Copy each line below in which the word "this" occurs.

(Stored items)
□ □ □

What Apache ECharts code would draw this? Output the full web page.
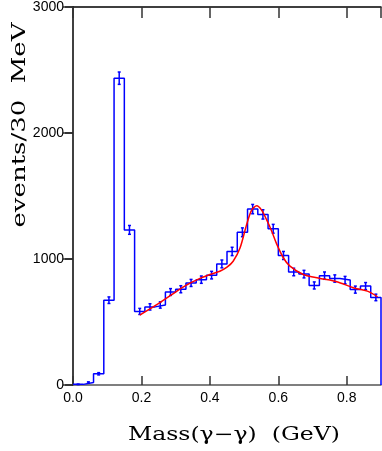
<!DOCTYPE html>
<html><head><meta charset="utf-8">
<script src="https://cdn.jsdelivr.net/npm/echarts@6/dist/echarts.min.js"></script>
<style>html,body{margin:0;padding:0;background:#fff}#c{width:382px;height:451px}</style>
</head><body><div id="c"></div>
<script>
// ---- data ----
const binWidth = 0.03;
const binLow = [0.00,0.03,0.06,0.09,0.12,0.15,0.18,0.21,0.24,0.27,0.30,0.33,0.36,0.39,0.42,0.45,0.48,0.51,0.54,0.57,0.60,0.63,0.66,0.69,0.72,0.75,0.78,0.81,0.84,0.87];
const counts = [5,20,89,673,2435,1231,584,620,635,738,760,810,836,872,961,1060,1212,1396,1354,1240,1028,897,880,790,868,845,833,757,785,695];
const errors = [2,5,9,26,49,35,24,25,25,27,28,28,29,30,31,33,35,37,37,35,32,30,30,28,29,29,29,28,28,26];
const fitX = [0.195,0.24,0.283,0.33,0.371,0.40,0.429,0.45,0.468,0.488,0.507,0.522,0.537,0.551,0.566,0.581,0.595,0.615,0.634,0.673,0.722,0.771,0.819,0.86,0.89];
const fitY = [555,630,707,790,846,877,903,935,982,1087,1270,1388,1422,1388,1310,1218,1120,1008,943,877,846,820,772,745,700];
const xTickLabels = ['0.0','0.2','0.4','0.6','0.8'];
const yTickLabels = ['0','1000','2000','3000'];
const xTitle = 'Mass(\u03b3\u2212\u03b3)  (GeV)';
const yTitle = 'events/30  MeV';

// ---- build ----
const xMax = binLow[binLow.length-1] + binWidth;
const histData = binLow.map((x,i)=>[x, counts[i]]);
histData.push([xMax, 0]);
const errData = binLow.map((x,i)=>[x + binWidth/2, counts[i], errors[i]]);
const fitData = fitX.map((x,i)=>[x, fitY[i]]);

const titleFont = '18px "DejaVu Serif", serif';
const mctx = document.createElement('canvas').getContext('2d');
mctx.font = titleFont;
const xTitleScale = 212 / mctx.measureText(xTitle).width;
const yTitleScale = 205 / mctx.measureText(yTitle).width;

const chart = echarts.init(document.getElementById('c'), null, {renderer:'canvas'});
const tickFont = {fontFamily:'Liberation Sans, Arial, sans-serif', fontSize:14, color:'#000'};
chart.setOption({
  animation:false,
  backgroundColor:'#fff',
  grid:{left:73, right:1, top:4, bottom:66},
  xAxis:[{
    type:'value', min:0, max:xMax, interval:0.2, position:'bottom',
    axisLine:{show:true, onZero:false, lineStyle:{color:'#555', width:1.5}},
    axisTick:{show:true, inside:true, length:9, lineStyle:{color:'#333', width:1.5}},
    axisLabel:Object.assign({margin:6, showMaxLabel:false,
      formatter:(v)=>{const i=Math.round(v/0.2); return Math.abs(v-i*0.2)<1e-6 && i<xTickLabels.length ? xTickLabels[i] : '';}}, tickFont),
    splitLine:{show:false}
  },{
    type:'value', min:0, max:xMax, interval:0.2, position:'top',
    axisLine:{show:true, onZero:false, lineStyle:{color:'#000', width:1.5}},
    axisTick:{show:true, inside:true, length:11, lineStyle:{color:'#333', width:1.5}},
    axisLabel:{show:false}, splitLine:{show:false}
  }],
  yAxis:[{
    type:'value', min:0, max:3000, interval:1000, position:'left',
    axisLine:{show:true, onZero:false, lineStyle:{color:'#000', width:1.5}},
    axisTick:{show:true, inside:false, length:8, lineStyle:{color:'#000', width:1.5}},
    axisLabel:Object.assign({margin:9, formatter:(v)=>yTickLabels[Math.round(v/1000)]}, tickFont),
    splitLine:{show:false}
  },{
    type:'value', min:0, max:3000, interval:1000, position:'right',
    axisLine:{show:false},
    axisTick:{show:true, inside:true, length:10, lineStyle:{color:'#333', width:1.5}},
    axisLabel:{show:false}, splitLine:{show:false}
  }],
  graphic:[{
    type:'text', x:20, y:125, rotation:Math.PI/2, scaleX:yTitleScale,
    style:{text:yTitle, font:titleFont, fill:'#000', align:'center', verticalAlign:'middle'}
  },{
    type:'text', x:234, y:435, scaleX:xTitleScale,
    style:{text:xTitle, font:titleFont, fill:'#000', align:'center', verticalAlign:'middle'}
  }],
  series:[{
    type:'line', data:histData, step:'end', symbol:'none',
    lineStyle:{color:'#0000ff', width:1.5}, z:3
  },{
    type:'custom', data:errData, z:4,
    renderItem:(params, api)=>{
      const x = api.value(0), y = api.value(1), e = api.value(2);
      const p1 = api.coord([x, y+e]), p2 = api.coord([x, y-e]);
      const st = {stroke:'#0000ff', lineWidth:1.5};
      return {type:'group', children:[
        {type:'line', shape:{x1:p1[0], y1:p1[1], x2:p2[0], y2:p2[1]}, style:st},
        {type:'line', shape:{x1:p1[0]-1.5, y1:p1[1], x2:p1[0]+1.5, y2:p1[1]}, style:st},
        {type:'line', shape:{x1:p2[0]-1.5, y1:p2[1], x2:p2[0]+1.5, y2:p2[1]}, style:st}
      ]};
    }
  },{
    type:'line', data:fitData, smooth:0.3, symbol:'none',
    lineStyle:{color:'#ff0000', width:1.5}, z:5
  }]
});
</script></body></html>
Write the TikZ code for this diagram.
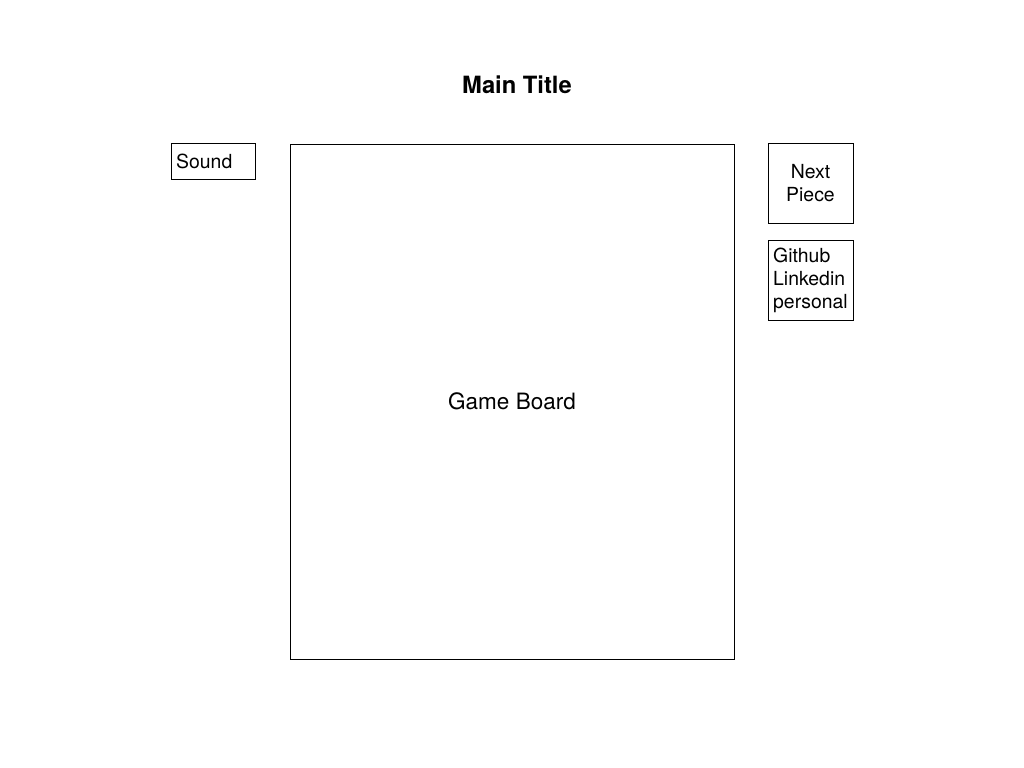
\documentclass[tikz,border=0pt]{standalone}
\usepackage{fontspec}
\setmainfont{TeX Gyre Heros}
\begin{document}
\begin{tikzpicture}[x=0.025cm,y=-0.025cm,
    box/.style={draw,line width=0.5pt,inner sep=0pt,font=\fontsize{13.8}{16.4}\selectfont},
    sidebox/.style={box,inner xsep=0.13cm,text width=1.865cm,align=left}]
                \useasboundingbox (0,0) rectangle (1024,768);
                \node[font=\fontsize{16.9}{20}\selectfont\bfseries] (title) at (517,85) {Main Title};
                \node[box,minimum width=11.1cm,minimum height=12.875cm,font=\fontsize{16}{19}\selectfont] (board) at (512,401.5) {Game Board};
                \node[sidebox,text width=1.84cm,minimum height=0.9cm] (sound) at (213,161) {Sound};
                \node[box,minimum width=2.125cm,minimum height=2cm,align=center] (next) at (810.5,183) {Next\\Piece};
                \node[sidebox,minimum height=2cm] (links) at (810.5,280) {Github\\Linkedin\\personal};
            \end{tikzpicture}
\end{document}
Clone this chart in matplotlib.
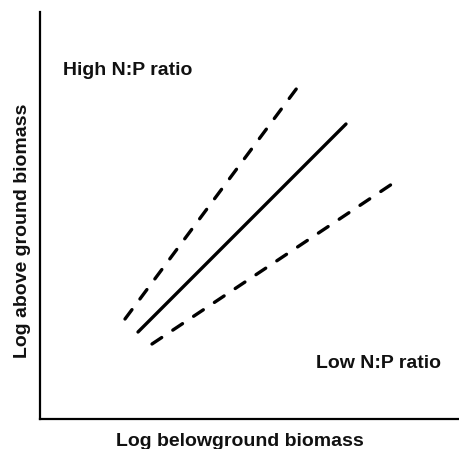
import matplotlib
matplotlib.use("Agg")
import matplotlib.pyplot as plt

# Conceptual lines (arbitrary log units): x = log belowground, y = log aboveground
high_x = [85, 257]
high_y = [100, 331]
mid_x = [98, 306]
mid_y = [87, 295]
low_x = [112, 352]
low_y = [75, 235]

labels = ["High N:P ratio", "Low N:P ratio"]
xlabel = "Log belowground biomass"
ylabel = "Log above ground biomass"

W, H = 460, 449
fig = plt.figure(figsize=(W / 100, H / 100), dpi=100)
ax = fig.add_axes([40 / W, 1 - 419 / H, 1 - 40 / W, (419 - 12) / H])
ax.set_xlim(0, 420)
ax.set_ylim(0, 407)

ax.plot(high_x, high_y, color="black", lw=2.4, dashes=(3.5, 4.0), dash_capstyle="round")
ax.plot(mid_x, mid_y, color="black", lw=2.4, solid_capstyle="round")
ax.plot(low_x, low_y, color="black", lw=2.4, dashes=(3.5, 4.0), dash_capstyle="round")

for s in ["top", "right"]:
    ax.spines[s].set_visible(False)
for s in ["left", "bottom"]:
    ax.spines[s].set_linewidth(1.6)
    ax.spines[s].set_color("black")
ax.set_xticks([])
ax.set_yticks([])

font = dict(family="Liberation Sans", fontweight="bold", fontsize=14, color="#111111")
fig.text(63 / W, 1 - 75 / H, labels[0], ha="left", va="baseline", **font)
fig.text(316 / W, 1 - 368 / H, labels[1], ha="left", va="baseline", **font)
fig.text(240 / W, 1 - 446 / H, xlabel, ha="center", va="baseline", **font)
fig.text(23 / W, 1 - 231 / H, ylabel, ha="center", va="center", rotation=90, **font)

fig.savefig("out.png", dpi=100)
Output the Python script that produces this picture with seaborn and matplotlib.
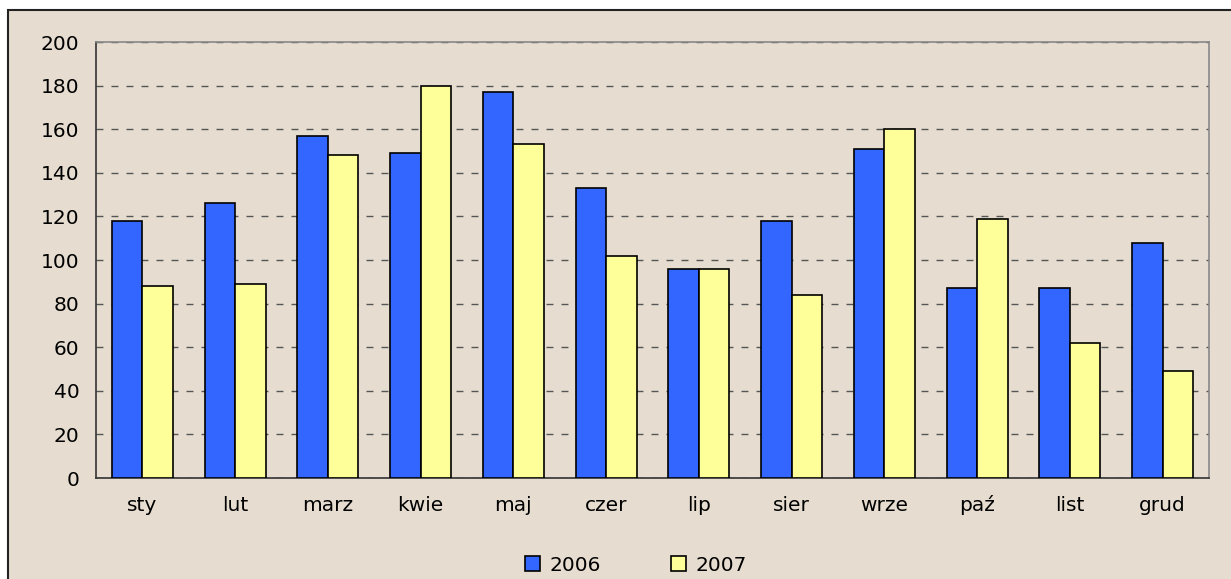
import seaborn as sns
import matplotlib.pyplot as plt
import pandas as pd
import numpy as np
from matplotlib.patches import Rectangle

# dane
miesiace = ['sty', 'lut', 'marz', 'kwie', 'maj', 'czer', 'lip', 'sier', 'wrze', 'paź', 'list', 'grud']
v2006 = [118, 126, 157, 149, 177, 133, 96, 118, 151, 87, 87, 108]
v2007 = [88, 89, 148, 180, 153, 102, 96, 84, 160, 119, 62, 49]

df = pd.DataFrame({
    'miesiac': miesiace * 2,
    'wartosc': v2006 + v2007,
    'rok': ['2006'] * 12 + ['2007'] * 12,
})

sns.set_style('white')
plt.rcParams['font.family'] = ['DejaVu Sans']
plt.rcParams['text.color'] = 'black'

bg = '#e6ddd0'
fig = plt.figure(figsize=(12.31, 5.79), dpi=100)
fig.patch.set_facecolor('white')
# ramka wykresu
ramka = Rectangle((8 / 1231, -0.01), 1.0, 1 - 10 / 579 + 0.01,
                  transform=fig.transFigure, facecolor=bg,
                  edgecolor='#222222', linewidth=1.5, zorder=-10)
fig.add_artist(ramka)

ax = fig.add_axes([96 / 1231, 1 - 478 / 579, (1209 - 96) / 1231, (478 - 42) / 579])
ax.set_zorder(5)
ax.set_facecolor(bg)

sns.barplot(data=df, x='miesiac', y='wartosc', hue='rok',
            palette={'2006': '#3366ff', '2007': '#ffff99'},
            edgecolor='black', linewidth=1.2, width=0.66, gap=0,
            saturation=1, ax=ax, zorder=3)

ax.set_ylim(0, 200)
ax.set_xlim(-0.5, 11.5)
ax.set_yticks(range(0, 201, 20))
ax.yaxis.grid(True, linestyle=(0, (5, 5.8)), color='#555555', linewidth=1.0, zorder=0)
ax.set_axisbelow(True)
ax.set_xlabel('')
ax.set_ylabel('')

# podziałki osi x między kategoriami
ax.set_xticks(np.arange(-0.5, 12, 1), minor=True)
ax.tick_params(axis='x', which='major', length=0, pad=24, labelsize=14.5, labelcolor='black')
ax.tick_params(axis='x', which='minor', length=6, width=1, color='#333333', direction='out')
ax.tick_params(axis='y', length=6, width=1, color='#333333', direction='out', labelsize=14.5,
               pad=6, labelcolor='black')
for lab in ax.get_xticklabels():
    lab.set_verticalalignment('baseline')

for s in ['top', 'right']:
    ax.spines[s].set_color('#888888')
    ax.spines[s].set_linewidth(1.2)
for s in ['left', 'bottom']:
    ax.spines[s].set_color('#333333')
    ax.spines[s].set_linewidth(1.2)

leg = ax.legend(loc='center', bbox_to_anchor=(0.485, -0.2), ncol=2, frameon=False,
                fontsize=14.5, handlelength=0.75, handleheight=0.75, columnspacing=3.5,
                handletextpad=0.45, labelcolor='black')

plt.savefig('out.png', dpi=100, facecolor='white')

□ □ □

(Reply)
What Apache ECharts code would draw this? Output the full web page.
Write the TikZ code for this diagram.
Clone this chart in matplotlib.
Output the Python script that produces this picture with seaborn and matplotlib.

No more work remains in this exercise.